Tennessee House Bill 2673, amending Tennessee Code relative to antisemitism in education, was signed into law by Governor Bill Lee (R) on Wednesday. The groundbreaking legislation describes anti-Israel statements as demonstrating antisemitic bias by teachers in the classroom, from kindergarten through twelfth grade, as well as in institutions of higher learning.
HB 2673 provides educators in the state of Tennessee with a uniform definition of antisemitism, helping state authorities and law enforcement agencies determine when antisemitic bias is present when investigating complaints of antisemitism. To that end, this groundbreaking law adopts the International Holocaust Remembrance Alliance (IHRA) definition of antisemitism which includes the delegitimizing or demonizing of the State of Israel, including applying double standards to discussions of Israel.
The IHRA definition also addresses the antisemitic nature of attacks against Jewish individuals or institutions that attribute to all the Jews collective guilt for real or perceived actions by Israel.
Tennessee is the fifth state to enact legislation using the IHRA definition of antisemitism. It followed Florida, Iowa, South Carolina, and Arizona. The IHRA definition has also been endorsed through proclamations and resolutions in Alabama, Alaska, Connecticut, Idaho, Kansas, Kentucky, Maine, Massachusetts, Montana, Nebraska, Nevada, New Hampshire, Ohio, Oklahoma, Rhode Island, South Dakota, Texas, Utah, Vermont, Virginia, West Virginia, and Wyoming.
Missing from the list are some states with the largest Jewish population such as New York, California, Illinois, and Pennsylvania.
Israeli American Coalition for Action Chairman Shawn Evenhaim applauded the legislation, noting that “As the fifth state to enact legislation using the IHRA definition, Tennessee’s bill sets a standard for other states to follow as they combat antisemitism and confront the delegitimization of the state of Israel in the process. We are grateful to see that Jewish and Israeli-Americans are not left to contend with incidents of antisemitic hatred alone.”
The IAC for Action is a non-profit, non-partisan organization that advocates to policymakers on behalf of the Israeli-American community.
The earliest Jewish settlers arrived in Tennessee in the 1830s and 1840s, and most of them were not Orthodox. The next big wave of Jewish immigration began in 1881 and lasted until World War I. These Jews, mostly from eastern Europe, were more traditional in their religious life than their German predecessors.

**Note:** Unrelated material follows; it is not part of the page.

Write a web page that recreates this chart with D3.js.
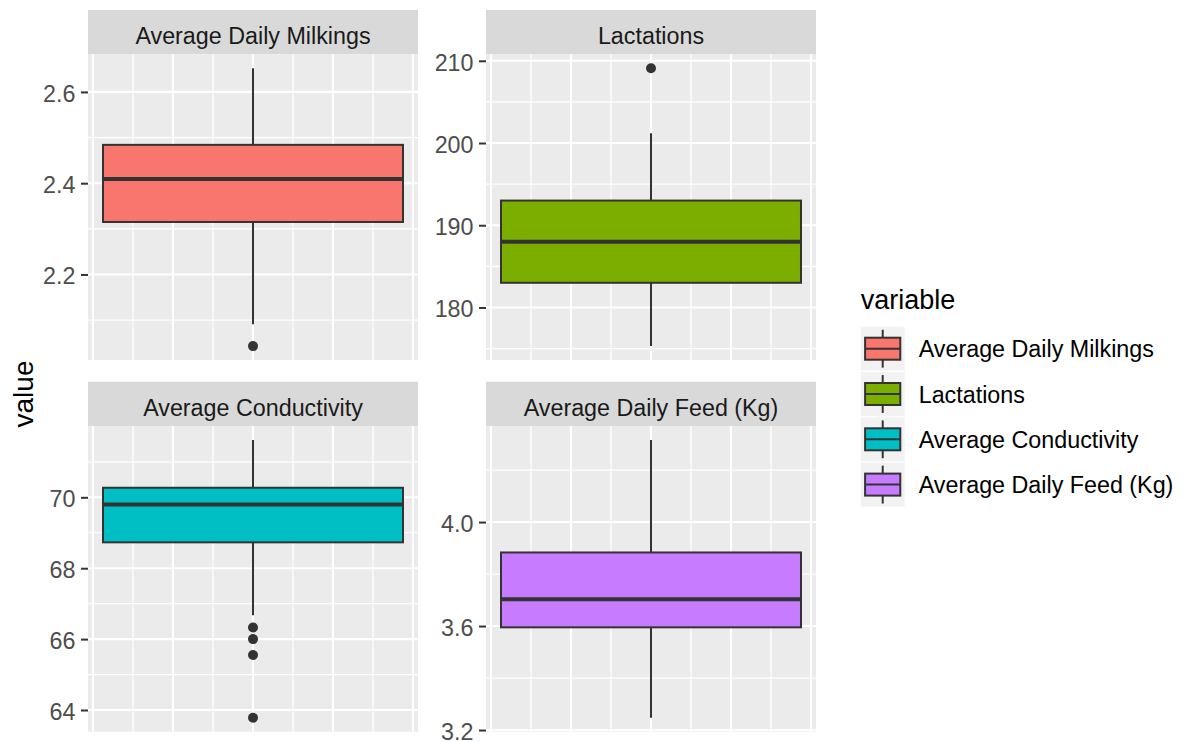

Several eastern European Jewish settlements were established near port cities such as Memphis, and by the early 1900s, Memphis had a Yiddish-speaking ghetto known as “the Pinch.” Tennessee’s newest Jewish community was established in Oak Ridge in the 1940s, and in the 1950s, they created Tennessee’s most diverse Jewish community. Over the past three decades, Jewish communities in Tennessee’s smaller towns disappeared as older members died and younger generations of Jews left. But a large number of Jewish professionals and businesspeople moved into the state’s urban communities. As of 1996, the Jewish population of Tennessee is estimated at 20,000, with 9,000 Jews living in Memphis and 6,000 in Nashville.